* _DATA TO USE_
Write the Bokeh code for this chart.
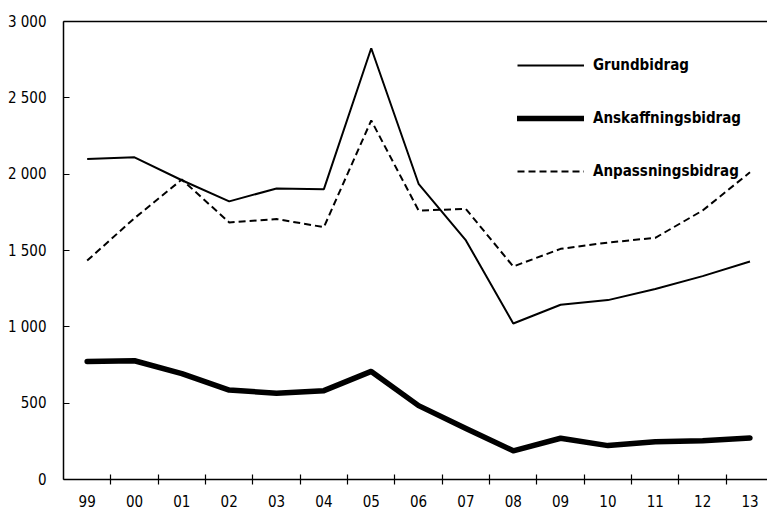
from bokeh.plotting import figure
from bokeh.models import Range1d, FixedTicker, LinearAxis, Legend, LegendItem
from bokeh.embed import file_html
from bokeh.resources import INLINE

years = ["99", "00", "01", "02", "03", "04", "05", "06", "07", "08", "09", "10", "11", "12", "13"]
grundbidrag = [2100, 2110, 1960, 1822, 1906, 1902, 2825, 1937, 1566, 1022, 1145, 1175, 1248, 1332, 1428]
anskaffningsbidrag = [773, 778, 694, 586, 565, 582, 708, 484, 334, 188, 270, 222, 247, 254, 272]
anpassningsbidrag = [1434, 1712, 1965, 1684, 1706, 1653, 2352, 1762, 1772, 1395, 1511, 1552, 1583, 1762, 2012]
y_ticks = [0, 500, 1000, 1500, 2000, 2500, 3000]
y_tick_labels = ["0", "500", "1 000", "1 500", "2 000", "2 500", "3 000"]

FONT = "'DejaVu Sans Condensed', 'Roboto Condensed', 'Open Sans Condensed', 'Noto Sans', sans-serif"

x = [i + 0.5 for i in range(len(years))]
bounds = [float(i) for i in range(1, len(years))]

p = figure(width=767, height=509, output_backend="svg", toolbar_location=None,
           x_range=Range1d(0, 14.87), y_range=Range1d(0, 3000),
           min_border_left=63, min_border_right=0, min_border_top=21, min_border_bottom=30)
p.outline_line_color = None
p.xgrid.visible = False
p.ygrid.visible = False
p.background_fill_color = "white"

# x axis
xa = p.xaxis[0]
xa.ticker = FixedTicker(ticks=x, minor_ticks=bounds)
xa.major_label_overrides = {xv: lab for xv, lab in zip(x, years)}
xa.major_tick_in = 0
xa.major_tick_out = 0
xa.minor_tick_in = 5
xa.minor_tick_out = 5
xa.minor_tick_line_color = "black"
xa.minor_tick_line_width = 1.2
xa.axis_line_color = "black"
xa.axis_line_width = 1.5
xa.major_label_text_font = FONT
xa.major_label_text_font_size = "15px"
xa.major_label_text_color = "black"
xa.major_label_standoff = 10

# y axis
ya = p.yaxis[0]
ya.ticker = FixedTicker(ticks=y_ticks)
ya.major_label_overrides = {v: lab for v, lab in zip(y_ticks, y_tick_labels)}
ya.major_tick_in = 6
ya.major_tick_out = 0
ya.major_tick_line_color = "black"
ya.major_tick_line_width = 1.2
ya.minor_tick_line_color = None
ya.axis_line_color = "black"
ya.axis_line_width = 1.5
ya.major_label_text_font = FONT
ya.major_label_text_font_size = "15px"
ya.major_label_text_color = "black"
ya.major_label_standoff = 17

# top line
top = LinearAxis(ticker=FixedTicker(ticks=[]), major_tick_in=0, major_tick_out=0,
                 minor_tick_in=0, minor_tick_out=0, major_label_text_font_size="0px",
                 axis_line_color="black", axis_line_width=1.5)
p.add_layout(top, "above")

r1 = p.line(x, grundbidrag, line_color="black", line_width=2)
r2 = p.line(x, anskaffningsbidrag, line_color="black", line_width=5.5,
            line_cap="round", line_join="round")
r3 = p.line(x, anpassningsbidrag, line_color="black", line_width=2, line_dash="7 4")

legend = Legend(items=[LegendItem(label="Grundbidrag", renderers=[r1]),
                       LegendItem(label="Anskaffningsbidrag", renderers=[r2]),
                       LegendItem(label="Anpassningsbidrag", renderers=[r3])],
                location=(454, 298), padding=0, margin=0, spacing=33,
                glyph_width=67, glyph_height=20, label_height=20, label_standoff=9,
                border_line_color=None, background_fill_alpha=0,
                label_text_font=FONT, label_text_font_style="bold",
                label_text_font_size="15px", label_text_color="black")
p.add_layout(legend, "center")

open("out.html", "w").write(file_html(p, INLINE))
---
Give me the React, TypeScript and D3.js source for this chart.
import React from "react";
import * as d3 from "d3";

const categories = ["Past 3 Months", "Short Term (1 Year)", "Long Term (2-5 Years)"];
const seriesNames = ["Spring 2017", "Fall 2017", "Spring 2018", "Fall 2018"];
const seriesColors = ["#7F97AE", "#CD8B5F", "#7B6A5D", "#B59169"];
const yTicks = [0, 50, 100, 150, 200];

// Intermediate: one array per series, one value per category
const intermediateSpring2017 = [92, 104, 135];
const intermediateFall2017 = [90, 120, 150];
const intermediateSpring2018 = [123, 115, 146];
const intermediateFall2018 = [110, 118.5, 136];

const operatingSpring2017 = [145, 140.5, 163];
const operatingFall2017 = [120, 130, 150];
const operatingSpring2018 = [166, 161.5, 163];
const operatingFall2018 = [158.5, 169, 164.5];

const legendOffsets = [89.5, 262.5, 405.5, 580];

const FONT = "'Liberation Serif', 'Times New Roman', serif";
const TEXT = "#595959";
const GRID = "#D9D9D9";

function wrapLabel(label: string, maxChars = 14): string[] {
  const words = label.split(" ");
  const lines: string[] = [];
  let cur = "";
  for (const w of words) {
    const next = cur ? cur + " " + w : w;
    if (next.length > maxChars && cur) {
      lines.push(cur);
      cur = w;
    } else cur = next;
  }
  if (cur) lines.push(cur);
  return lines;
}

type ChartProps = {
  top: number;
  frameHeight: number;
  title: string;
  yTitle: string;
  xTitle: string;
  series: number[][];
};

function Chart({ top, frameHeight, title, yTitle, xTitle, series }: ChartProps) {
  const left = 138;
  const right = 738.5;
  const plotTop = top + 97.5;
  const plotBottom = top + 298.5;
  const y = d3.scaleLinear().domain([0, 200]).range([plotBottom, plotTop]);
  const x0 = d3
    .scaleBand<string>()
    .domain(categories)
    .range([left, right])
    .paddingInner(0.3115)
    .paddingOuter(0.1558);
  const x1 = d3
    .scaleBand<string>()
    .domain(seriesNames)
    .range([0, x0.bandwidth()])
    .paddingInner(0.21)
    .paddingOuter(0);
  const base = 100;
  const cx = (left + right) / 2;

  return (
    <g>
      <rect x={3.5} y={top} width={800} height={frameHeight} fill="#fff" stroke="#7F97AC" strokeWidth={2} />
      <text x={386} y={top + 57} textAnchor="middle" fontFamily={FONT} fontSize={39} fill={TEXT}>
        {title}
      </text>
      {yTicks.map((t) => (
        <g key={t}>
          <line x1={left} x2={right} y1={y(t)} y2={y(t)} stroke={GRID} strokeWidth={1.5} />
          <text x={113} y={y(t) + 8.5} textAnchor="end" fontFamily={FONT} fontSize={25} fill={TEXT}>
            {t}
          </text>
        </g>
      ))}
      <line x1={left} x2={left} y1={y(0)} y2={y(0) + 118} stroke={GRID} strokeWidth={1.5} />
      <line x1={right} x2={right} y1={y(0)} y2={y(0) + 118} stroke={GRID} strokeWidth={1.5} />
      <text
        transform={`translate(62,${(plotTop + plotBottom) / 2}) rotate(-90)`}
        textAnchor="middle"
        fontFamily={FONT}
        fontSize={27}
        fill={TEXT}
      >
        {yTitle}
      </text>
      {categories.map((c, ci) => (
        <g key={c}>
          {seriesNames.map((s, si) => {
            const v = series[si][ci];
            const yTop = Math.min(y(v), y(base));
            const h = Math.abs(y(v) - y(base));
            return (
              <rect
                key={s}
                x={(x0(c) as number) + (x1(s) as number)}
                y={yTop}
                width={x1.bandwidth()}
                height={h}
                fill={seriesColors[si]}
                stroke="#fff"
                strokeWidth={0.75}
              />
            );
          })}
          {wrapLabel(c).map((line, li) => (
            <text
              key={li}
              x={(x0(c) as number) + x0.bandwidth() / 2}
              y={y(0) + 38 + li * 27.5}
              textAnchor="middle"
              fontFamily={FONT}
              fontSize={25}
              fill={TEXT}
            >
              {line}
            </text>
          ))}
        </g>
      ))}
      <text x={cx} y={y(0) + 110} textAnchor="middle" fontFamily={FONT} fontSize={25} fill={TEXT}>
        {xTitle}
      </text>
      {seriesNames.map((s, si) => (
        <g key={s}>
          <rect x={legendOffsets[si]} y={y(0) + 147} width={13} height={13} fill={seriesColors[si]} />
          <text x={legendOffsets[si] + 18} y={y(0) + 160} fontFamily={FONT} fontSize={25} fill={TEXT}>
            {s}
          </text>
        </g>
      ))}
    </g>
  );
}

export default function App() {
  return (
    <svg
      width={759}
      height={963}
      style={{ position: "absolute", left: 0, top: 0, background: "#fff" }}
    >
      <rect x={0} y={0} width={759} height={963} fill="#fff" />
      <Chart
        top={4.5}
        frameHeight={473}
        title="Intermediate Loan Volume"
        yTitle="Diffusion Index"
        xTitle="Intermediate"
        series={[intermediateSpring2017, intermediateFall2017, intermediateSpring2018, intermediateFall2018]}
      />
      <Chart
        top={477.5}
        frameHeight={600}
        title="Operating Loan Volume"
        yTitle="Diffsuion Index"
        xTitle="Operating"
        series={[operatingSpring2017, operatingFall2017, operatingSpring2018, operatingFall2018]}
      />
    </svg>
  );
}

* _WHAT IS BEING ASKED_
Transcribe exactly the lines between the one containing "Write the Bokeh code for this chart." and the one containing "from bokeh.resources import INLINE", counting both ends. Pictures are not copied.

* _FINISHED ANSWER_
Write the Bokeh code for this chart.
from bokeh.plotting import figure
from bokeh.models import Range1d, FixedTicker, LinearAxis, Legend, LegendItem
from bokeh.embed import file_html
from bokeh.resources import INLINE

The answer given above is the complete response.